People, meanwhile, have flocked to the state. Population rose 12 percent in the 1980s and 22 percent in the 1990s. And most of these new residents come to the state without a strong party ties.
Independent is at the "top" of the preference list for newcomers, says Harrison Hickman, a Washington-based Democratic pollster who works with North Carolina candidates.
"Instead of a realignment, it's more of a dealignment. In a lot of elections, either party will be able to win," Mr. Hickman says. "There's no question Democrats can win ... but it all depends on who the candidates are."
Democrats are looking for candidates with enough deep local roots to offset the negative associations many conservatives still have with the national Democratic Party.
Secretary of State Elaine Marshall, for example, describes herself as "a farm girl who has a high-tech job."
She announced her candidacy for US Senate even before Mr.

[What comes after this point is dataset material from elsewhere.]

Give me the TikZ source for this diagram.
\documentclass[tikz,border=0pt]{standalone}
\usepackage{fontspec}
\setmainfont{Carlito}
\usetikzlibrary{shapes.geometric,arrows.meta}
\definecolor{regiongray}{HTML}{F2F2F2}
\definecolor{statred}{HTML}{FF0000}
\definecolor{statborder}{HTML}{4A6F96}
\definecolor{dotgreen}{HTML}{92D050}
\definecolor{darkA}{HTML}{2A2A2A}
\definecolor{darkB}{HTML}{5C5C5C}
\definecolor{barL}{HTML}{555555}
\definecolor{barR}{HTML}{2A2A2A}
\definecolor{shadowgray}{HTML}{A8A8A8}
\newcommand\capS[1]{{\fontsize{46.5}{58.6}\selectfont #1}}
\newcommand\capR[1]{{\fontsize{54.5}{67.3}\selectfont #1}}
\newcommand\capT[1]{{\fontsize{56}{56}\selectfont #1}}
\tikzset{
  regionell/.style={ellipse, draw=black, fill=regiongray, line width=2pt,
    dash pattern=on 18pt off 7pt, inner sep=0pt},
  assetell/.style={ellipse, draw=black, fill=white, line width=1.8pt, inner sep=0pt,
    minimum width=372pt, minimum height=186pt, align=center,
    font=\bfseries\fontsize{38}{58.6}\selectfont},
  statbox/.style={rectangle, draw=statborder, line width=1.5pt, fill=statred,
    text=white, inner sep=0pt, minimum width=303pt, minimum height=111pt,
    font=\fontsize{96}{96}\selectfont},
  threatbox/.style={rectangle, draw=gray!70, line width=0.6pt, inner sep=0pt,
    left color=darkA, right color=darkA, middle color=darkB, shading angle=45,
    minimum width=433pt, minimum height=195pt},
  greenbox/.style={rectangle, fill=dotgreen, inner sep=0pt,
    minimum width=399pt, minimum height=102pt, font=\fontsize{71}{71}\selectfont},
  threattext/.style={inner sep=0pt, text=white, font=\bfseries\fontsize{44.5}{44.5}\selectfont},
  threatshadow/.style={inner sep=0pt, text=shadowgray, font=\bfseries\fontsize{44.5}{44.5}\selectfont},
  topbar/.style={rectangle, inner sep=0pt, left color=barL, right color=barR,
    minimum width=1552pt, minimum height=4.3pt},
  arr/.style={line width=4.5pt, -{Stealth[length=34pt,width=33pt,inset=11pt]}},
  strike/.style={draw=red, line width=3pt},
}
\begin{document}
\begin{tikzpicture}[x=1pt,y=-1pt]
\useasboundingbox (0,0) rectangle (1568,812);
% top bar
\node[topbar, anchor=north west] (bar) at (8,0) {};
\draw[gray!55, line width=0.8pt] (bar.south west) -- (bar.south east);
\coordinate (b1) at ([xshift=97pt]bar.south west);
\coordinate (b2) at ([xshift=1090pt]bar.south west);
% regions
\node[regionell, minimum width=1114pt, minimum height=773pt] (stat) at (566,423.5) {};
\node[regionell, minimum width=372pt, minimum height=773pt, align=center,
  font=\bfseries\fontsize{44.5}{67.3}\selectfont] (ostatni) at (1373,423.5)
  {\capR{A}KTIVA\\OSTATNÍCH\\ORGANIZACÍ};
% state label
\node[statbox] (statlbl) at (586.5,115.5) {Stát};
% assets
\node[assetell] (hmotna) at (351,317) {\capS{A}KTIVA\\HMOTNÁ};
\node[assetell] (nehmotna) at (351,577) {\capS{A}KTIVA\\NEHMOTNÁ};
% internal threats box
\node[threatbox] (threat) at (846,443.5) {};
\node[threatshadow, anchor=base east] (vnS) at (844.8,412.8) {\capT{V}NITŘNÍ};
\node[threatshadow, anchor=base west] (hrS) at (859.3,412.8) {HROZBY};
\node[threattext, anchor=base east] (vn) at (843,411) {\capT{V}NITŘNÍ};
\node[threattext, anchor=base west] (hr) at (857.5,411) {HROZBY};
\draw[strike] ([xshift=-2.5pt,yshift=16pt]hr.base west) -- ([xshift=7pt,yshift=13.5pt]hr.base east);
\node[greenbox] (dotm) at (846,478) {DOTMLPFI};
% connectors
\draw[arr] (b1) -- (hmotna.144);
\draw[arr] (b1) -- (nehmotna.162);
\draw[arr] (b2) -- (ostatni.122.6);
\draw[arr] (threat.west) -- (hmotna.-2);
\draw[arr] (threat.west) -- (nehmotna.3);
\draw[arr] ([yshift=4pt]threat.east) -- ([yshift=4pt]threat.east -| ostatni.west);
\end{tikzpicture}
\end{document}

Helms announced his retirement last week. Ms. Marshall has an impressive track record, having beaten NASCAR racing legend and GOP candidate Richard Petty in her 1996 state race. Like Etheridge, she constantly emphasizes the importance of education and high expectations.
One of the wild cards in the region is how a rapidly growing Hispanic population will settle into political life. Both parties are beginning to court this state's 6 percent Hispanic population. In recent months, both Republicans and Democrats have organized political clubs for Hispanics, and state Democrats are about to vote on making Hispanics a part of party leadership.
Democrats say Hispanic voters will respond to their focus on education, immigration, and ensuring access to government services. Party volunteer and bank manager Tanya Riemer works with new Hispanic residents to help them understand financial services.
"Hispanic candidates? I definitely see it very soon," she says.
But this is ground Republicans are not prepared to concede.
"From the standpoint of issues, we feel we can connect with the Hispanic population, especially with George Bush in the White House," says state Republican chairman Bill Cobey. "We're feeling very upbeat."